News Column

Solar Fans Hope Obama Still Can Shine

Nov 23, 2012

Monica Von Dobeneck

solar

Ah, the bright future of solar energy.

When Barack Obama was elected in 2008, environmentalists were thrilled about the prospects for green energy technologies.

Federal tax credits, Pennsylvania's Sunshine grants, green power credits sold to utilities, government loan guarantees and other incentives made the fledgling industries hot commodities.

Then came political gridlock. Many of the incentives expired. The solar energy company Solyndra, which had received government loan guarantees, went bankrupt, fueling a political backlash against green energy. Candidate Mitt Romney called Obama's green incentives "an imaginary world" whose "vision has failed." Natural gas from shale captured the energy limelight.

Now, with Obama's re-election, environmentalists are once again upbeat. Analysts predict a rising market for green energy. The day after the election, coal companies dropped in the stock market while alternative energy companies rallied.

What might come as a surprise to many people, however, is that some solar and alternative energy companies have been doing just fine the past couple of years.

"The stimulus worked," said Michael Drei, marketing director for Jonestown-based Energy Systems & Installation, which specializes in solar photo-voltaic cell services.

The company launched in 2008 with net sales of $300,000, and expects sales of $25 million this year. It went from two employees to more than 50, and moved from a small office to the former state police barracks in Jonestown. It recently acquired Eichelberger Energy Co. in Silver Spring Twp. to expand its presence on the West Shore.

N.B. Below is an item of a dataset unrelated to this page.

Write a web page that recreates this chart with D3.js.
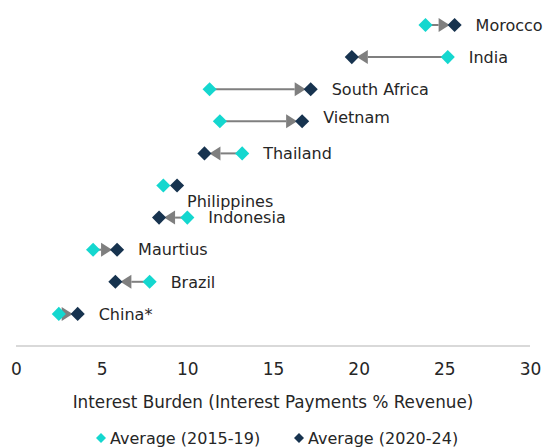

Company CEO Corey Wolff said he wanted to start a business "that has no ceiling" and believes he has found one in the renewable energy field.

There are fewer incentives these days, but the price of renewable energy is cheaper. While a ten kilowatt system cost $50,000 to $60,000 in 2008, it now costs under $30,000, he said.

The company is now installing 1,054 solar panels for Emmitsburg Glass in Maryland at a cost of about $700,000; it would have cost $1.3 million a few years ago, Wolff said.

For some of the company's bigger installations, the cost has come down to $2.20 per watt. If it drops just a few more cents, it will be comparable to coal, he said.

The company's earlier projects were mostly within a two hour drive, and included installations at Hersheypark, the Hershey Technology Center and Country Meadows in Bethlehem.

Now, however, most of the jobs are in other states, which still have incentives like Pennsylvania used to have.

Still remaining for Pennsylvania residents are the 30 percent tax credit for solar energy which expires in 2016, accelerated depreciation, and renewable energy credits which can be sold to utilities. Federal wind energy credits expire at the end of the year. The utility company credits are worth much less than they were a few years ago because of market forces.

A lot of fledgling solar companies in Pennsylvania closed after the incentives dried up, Wolff said. There were probably too many starting up too quickly, creating an oversupply.

Wolff said he kept his business going by moving to other states and expanding into other green technologies. He hopes to offer total energy solutions to companies which could include better insulation, geothermal, efficient lighting, better control systems and more to make the payback on upgrades relatively quick.

Solar energy is still a tiny portion of the energy market -- less than one percent -- but it has become a proven technology and the price is dropping rapidly, thanks in large part to the kickstart in got through the stimulus. It provides four times as much energy as it did at the beginning of Obama's first term. It employs 119,000 people, a 13 percent jump in the past year.

Investment firm Goldman Sachs announced last spring that it would invest or finance $40 billion in renewable energy over the next decade.

And despite the brouhaha over Solyndra, only three of the 26 alternative energy companies receiving loan guarantees from the federal government failed, a very low percentage for tech start-ups.

The idea of solar energy continues to be very popular.

In October, the Solar Energy Industries Association sponsored a survey which showed that 92 percent of people think it is important for the US to develop and use solar power, and that included 84 percent of Republicans. By a 4 to 1 majority, they want the government to support green energy through tax credits and financial incentives.

As recent vicious storms convince more people that global warming is real, more companies are also becoming concerned about the environment.

An article in Forbes magazine talked about the maturing of the solar industry, which means increased competition and stronger companies.

Wolff thinks there is still a place for modest incentives for solar and other green energies. Even though market forces are edging closer to sustaining the industry, it's not there yet. He believes renewables will get more support under an Obama administration.

While "the long-term prognosis for solar is very bright, there are short term challenges," he said. "Solar needed incentives to get off the ground...But ultimately, economics are what drive our program."